Early Ice

In late November, night’s grip on the sky eases early. But along the rivers and ponds, beneath their banks, cold darkness often holds on, and if you are of a mind to find it, skim ice spreads its first hands – sometimes you can see it form even while you linger, your back and high head in the sun, your feet in the still gloom. What is it about watching the world turn solid that transfixes us?

Here’s what Henry Thoreau thought one late fall day when the ice arrived: “The first ice is especially interesting and perfect, being hard, dark and transparent, and affords the best opportunity that ever offers for examining the bottom where it is shallow; for you can lie at your length on ice only an inch thick, like a skater insect on the surface of the water…” (Housewarming, Walden)

For me following Henry Thoreau’s fascination through these few pages of “Housewarming” is akin to returning to childhood. Then, I kept close eye on the nearby pond I walked by on my way to school. Rabbits Pond was an unremarkable scrap of water not far from the middle of town, but like all water it had also its romance – its few small fish in the summer, its hours of skating in the winter. And, like all water, it drew occasional visitors – ducks and geese passing through, the odd heron; once, story has it, the pond was even the scene into which an irate future movie star named Bogart pitched his dormitory supervisor from the nearby independent school.

When the coming winter’s ice first formed, we would gather beside the pond and begin our calculations – when would it bear us? When could we lace on our skates and glide over this new world? The thin blades of our skates would provide the final test, but as children impatient to cast off into this season, we had earlier ones. And here we mimicked Walden’s “child,” Henry Thoreau.

Though fond of food, I was among the slightest, and so, after some tossed rocks had skipped pingingly off the pond’s new surface, I would lie down on the shore with my hands outstretched on the ice. And like a seal pup I would begin to wiggle and paddle forward, feeling the ice flex, wondering wondering. Usually, it held. And a yard or so from shore I would lie there looking across the smooth expanse and its perfect glassiness. As the cold seeped up through my thin jacket, I would look down into the “parlor of the fishes” and wonder some more. Sometimes, when the light was right, I’d see another me looking up. A few days later, if all was right with the weather world, we would be skating and whooping over the pond.

First ice still brings back being a kid, still summons the excitement of the little worlds that will soon be open to you, even as others are sealed off for the winter.
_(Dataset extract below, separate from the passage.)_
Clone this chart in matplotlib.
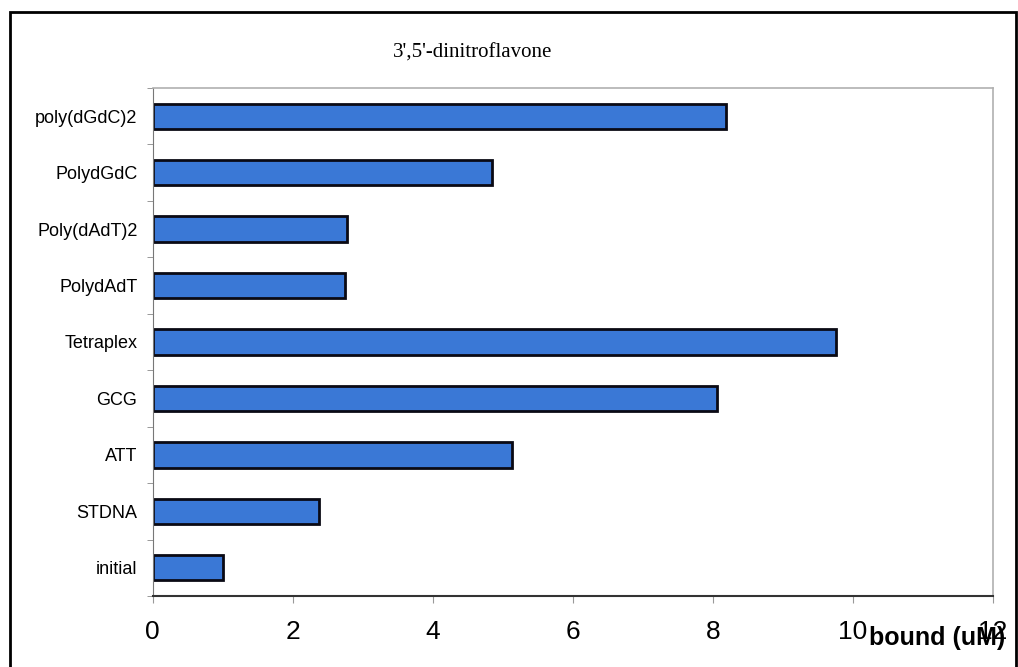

We’ve not reached it yet, that moment that Henry Thoreau waited for, when the new ice will bear a body’s weight, just. Or at least we’ve not had the cold night that thickened the ice enough for me to risk a dousing with some majority of confidence. But I’m checking, and the week’s wintry forecast says that soon, I’ll be able to lie down at water’s edge and slide over its flexing skin for a yard or so. And then I’ll look down.